Seems at worst neutral even in the extreme case of a CPU with small L2 cache (e.g. ARM Cortex A8).
r2135
High bit depth intra_sad_x3_8x8, intra_satd_x3_4x4/8x8c/16x16
Also add an ACCUM macro to handle accumulator-induced add-or-swap more concisely.
r2134
MMX 10-bit predict_8x8c_h and predict_8x16c_h
From Google Code-In.
r2133
Some MBAFF x86 assembly functions.
deblock_chroma_420_mbaff, plus 422/422_intra_mbaff implemented using existing functions.
From Google Code-In.
r2132
More ARM NEON assembly functions
predict_8x8_v, predict_4x4_dc_top, predict_8x8_ddl, predict_8x8_ddr, predict_8x8_vl, predict_8x8_vr, predict_8x8_hd, predict_8x8_hu.
From Google Code-In.
r2131
More 4:2:2 asm functions
High bit depth version of deblock_h_chroma_422.
Regular and high bit depth versions of deblock_h_chroma_intra_422.
High bit depth pixel_vsad.
SSE2 high bit depth and MMX 8-bit predict_8x8_vl.
Our first GCI patch this year!
r2130
SSE2 and SSSE3 versions of sub8x16_dct_dc
Also slightly faster sub8x8_dct_dc
r2129
Resize filter updates
Use AVPixFmtDescriptors to pick the most compatible x264 csp for any pixel format.
Fix deprecated use of av_set_int.
Now requires libavutil >= 51.19.0
r2128
Add out-of-tree build support
r2127
Limit SSIM to 100db
Avoids floating point error for infinite SSIM (lossless).
r2126
Fix wrong conditional inclusion of inttypes.h
inttypes.h is required by encoder/ratecontrol.c for SCNxxx macros, and HAVE_STDINT_H does not imply having inttypes.h.
stdint.h is a subset of inttypes.h, but this isn't enough for x264.

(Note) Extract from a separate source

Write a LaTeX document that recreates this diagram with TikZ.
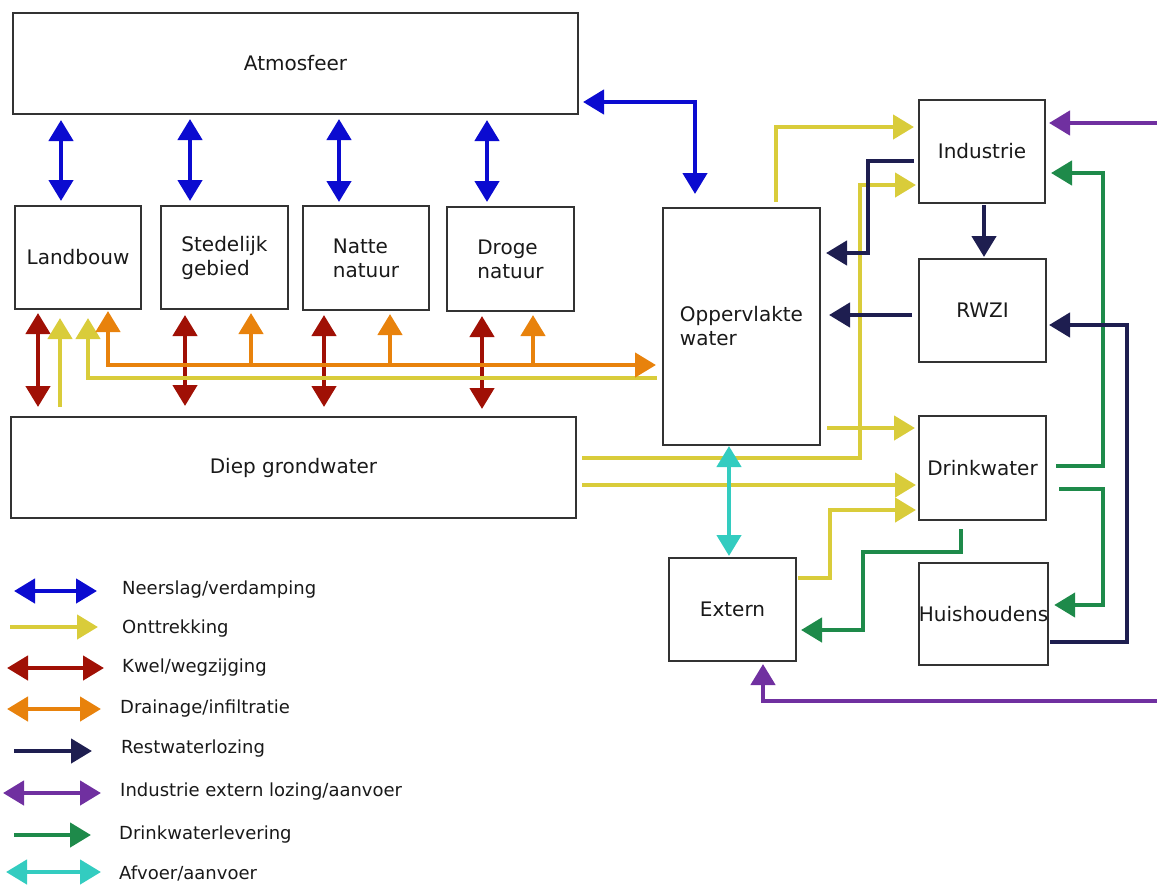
\documentclass[tikz,border=0pt]{standalone}
\usepackage{fontspec}
\setmainfont{DejaVu Sans}
\usetikzlibrary{arrows.meta}
\definecolor{cblue}{HTML}{0B0BD0}
\definecolor{cyel}{HTML}{D9CC3A}
\definecolor{cred}{HTML}{A01005}
\definecolor{corg}{HTML}{E8820C}
\definecolor{cnavy}{HTML}{1E1E50}
\definecolor{cpur}{HTML}{7030A0}
\definecolor{cgrn}{HTML}{1E8A4A}
\definecolor{ccyan}{HTML}{33CCC0}
\definecolor{cbox}{HTML}{333333}
\tikzset{
  >={Triangle[width=24pt,length=21pt]},
  box/.style={draw=cbox, line width=2pt, fill=white, align=left, inner sep=0pt,
    font=\fontsize{20}{24}\selectfont, text=black!90},
  flow/.style={line width=4.5pt},
  fblue/.style={flow, draw=cblue},
  fyel/.style={flow, draw=cyel},
  fred/.style={flow, draw=cred},
  forg/.style={flow, draw=corg},
  fnavy/.style={flow, draw=cnavy},
  fpur/.style={flow, draw=cpur},
  fgrn/.style={flow, draw=cgrn},
  fcyan/.style={flow, draw=ccyan},
  legtext/.style={anchor=west, inner sep=0pt, font=\fontsize{18}{21}\selectfont, text=black!90},
}
\begin{document}
\begin{tikzpicture}[x=1pt,y=-1pt]
\useasboundingbox (0,0) rectangle (1157,884);
% boxes
\node[box, minimum width=565pt, minimum height=101pt] (atm) at (295.5,63.5) {Atmosfeer};
\node[box, minimum width=126pt, minimum height=103pt] (land) at (78,257.5) {Landbouw};
\node[box, minimum width=127pt, minimum height=103pt] (sted) at (224.5,257.5) {Stedelijk\\gebied};
\node[box, minimum width=126pt, minimum height=104pt] (natte) at (366,258) {Natte\\natuur};
\node[box, minimum width=127pt, minimum height=104pt] (droge) at (510.5,259) {Droge\\natuur};
\node[box, minimum width=157pt, minimum height=237pt] (opp) at (741.5,326.5) {Oppervlakte\\water};
\node[box, minimum width=126pt, minimum height=103pt] (ind) at (982,151.5) {Industrie};
\node[box, minimum width=127pt, minimum height=103pt] (rwzi) at (982.5,310.5) {RWZI};
\node[box, minimum width=127pt, minimum height=104pt] (drink) at (982.5,468) {Drinkwater};
\node[box, minimum width=127pt, minimum height=102pt] (huis) at (983.5,614) {Huishoudens};
\node[box, minimum width=127pt, minimum height=103pt] (ext) at (732.5,609.5) {Extern};
\node[box, minimum width=565pt, minimum height=101pt] (diep) at (293.5,467.5) {Diep grondwater};
% free ends
\coordinate (ob1) at (251,365);
\coordinate (ob2) at (390,365);
\coordinate (ob3) at (533,365);
\coordinate (pr1) at (1157,123);
\coordinate (pr2) at (1157,701);
% blue: neerslag/verdamping
\draw[fblue,<->,shorten <=5pt,shorten >=4pt] (61,0 |- atm.south) -- (61,0 |- land.north);
\draw[fblue,<->,shorten <=4pt,shorten >=4pt] (190,0 |- atm.south) -- (190,0 |- sted.north);
\draw[fblue,<->,shorten <=4pt,shorten >=3pt] (339,0 |- atm.south) -- (339,0 |- natte.north);
\draw[fblue,<->,shorten <=5pt,shorten >=4pt] (487,0 |- atm.south) -- (487,0 |- droge.north);
\draw[fblue,<->,shorten <=4pt,shorten >=13pt] (atm.east |- 0,102) -| (695,0 |- opp.north);
% red: kwel/wegzijging
\draw[fred,<->,shorten <=3pt,shorten >=9pt] (38,0 |- land.south) -- (38,0 |- diep.north);
\draw[fred,<->,shorten <=5pt,shorten >=10pt] (185,0 |- sted.south) -- (185,0 |- diep.north);
\draw[fred,<->,shorten <=4pt,shorten >=9pt] (324,0 |- natte.south) -- (324,0 |- diep.north);
\draw[fred,<->,shorten <=4pt,shorten >=7pt] (482,0 |- droge.south) -- (482,0 |- diep.north);
% yellow left
\draw[fyel,->,shorten <=9pt,shorten >=8pt] (60,0 |- diep.north) -- (60,0 |- land.south);
\draw[fyel,->,shorten <=5pt,shorten >=8pt] (opp.west |- 0,378) -| (88,0 |- land.south);
% orange
\draw[forg,<->,shorten <=1pt,shorten >=6pt] (108,0 |- land.south) |- (opp.west |- 0,365);
\draw[forg,->,shorten >=3pt] (ob1) -- (251,0 |- sted.south);
\draw[forg,->,shorten >=3pt] (ob2) -- (390,0 |- natte.south);
\draw[forg,->,shorten >=3pt] (ob3) -- (533,0 |- droge.south);
% yellow right
\draw[fyel,->,shorten <=5pt,shorten >=4pt] (776,0 |- opp.north) |- (ind.west |- 0,127);
\draw[fyel,->,shorten <=5pt,shorten >=2pt] (diep.east |- 0,458) -| (860,185) -- (ind.west |- 0,185);
\draw[fyel,->,shorten <=6pt,shorten >=3pt] (opp.east |- 0,428) -- (drink.west |- 0,428);
\draw[fyel,->,shorten <=5pt,shorten >=2pt] (diep.east |- 0,485) -- (drink.west |- 0,485);
\draw[fyel,->,shorten <=1pt,shorten >=2pt] (ext.east |- 0,578) -| (830,510) -- (drink.west |- 0,510);
% cyan
\draw[fcyan,<->,shorten >=1pt] (729,0 |- opp.south) -- (729,0 |- ext.north);
% green
\draw[fgrn,->,shorten <=9pt,shorten >=5pt] (drink.east |- 0,466) -| (1103,173) -- (ind.east |- 0,173);
\draw[fgrn,->,shorten <=12pt,shorten >=5pt] (drink.east |- 0,489) -| (1103,605) -- (huis.east |- 0,605);
\draw[fgrn,->,shorten <=8pt,shorten >=4pt] (961,0 |- drink.south) -- (961,552) -| (863,630) -- (ext.east |- 0,630);
% navy
\draw[fnavy,->,shorten <=4pt,shorten >=5pt] (ind.west |- 0,161) -| (868,253) -- (opp.east |- 0,253);
\draw[fnavy,->,shorten <=6pt,shorten >=8pt] (rwzi.west |- 0,315) -- (opp.east |- 0,315);
\draw[fnavy,->,shorten <=1pt,shorten >=1pt] (984,0 |- ind.south) -- (984,0 |- rwzi.north);
\draw[fnavy,->,shorten <=1pt,shorten >=2pt] (huis.east |- 0,642) -| (1127,325) -- (rwzi.east |- 0,325);
% purple
\draw[fpur,->,shorten >=3pt] (pr1) -- (ind.east |- 0,123);
\draw[fpur,->,shorten >=2pt] (pr2) -| (763,0 |- ext.south);
% legend
\coordinate (l1a) at (14,591); \coordinate (l1b) at (97,591);
\coordinate (l2a) at (10,627); \coordinate (l2b) at (98,627);
\coordinate (l3a) at (7,668); \coordinate (l3b) at (104,668);
\coordinate (l4a) at (7,709); \coordinate (l4b) at (101,709);
\coordinate (l5a) at (14,751); \coordinate (l5b) at (92,751);
\coordinate (l6a) at (3,793); \coordinate (l6b) at (101,793);
\coordinate (l7a) at (14,835); \coordinate (l7b) at (91,835);
\coordinate (l8a) at (6,872); \coordinate (l8b) at (101,872);
\draw[fblue,<->] (l1a) -- (l1b);
\draw[fyel,->] (l2a) -- (l2b);
\draw[fred,<->] (l3a) -- (l3b);
\draw[forg,<->] (l4a) -- (l4b);
\draw[fnavy,->] (l5a) -- (l5b);
\draw[fpur,<->] (l6a) -- (l6b);
\draw[fgrn,->] (l7a) -- (l7b);
\draw[fcyan,<->] (l8a) -- (l8b);
\node[legtext] (t1) at (122,590) {Neerslag/verdamping};
\node[legtext] (t2) at (122,629) {Onttrekking};
\node[legtext] (t3) at (122,668) {Kwel/wegzijging};
\node[legtext] (t4) at (120,709) {Drainage/infiltratie};
\node[legtext] (t5) at (121,749) {Restwaterlozing};
\node[legtext] (t6) at (120,792) {Industrie extern lozing/aanvoer};
\node[legtext] (t7) at (119,835) {Drinkwaterlevering};
\node[legtext] (t8) at (119,873) {Afvoer/aanvoer};
\end{tikzpicture}
\end{document}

This change fixes building x264 with Android's toolchain.
r2125
Fix crash with sliced threads and input height <= 112
r2124
Fix loading custom 8x8 chroma quant matrices in 4:4:4
r2123
Fix PCM cost overflow
r2122
Fix overflow in 8-bit x86 vsad asm function
r2121
Fix crash in --fullhelp when compiled against recent ffmpeg
Don't assume all pixel formats have a description.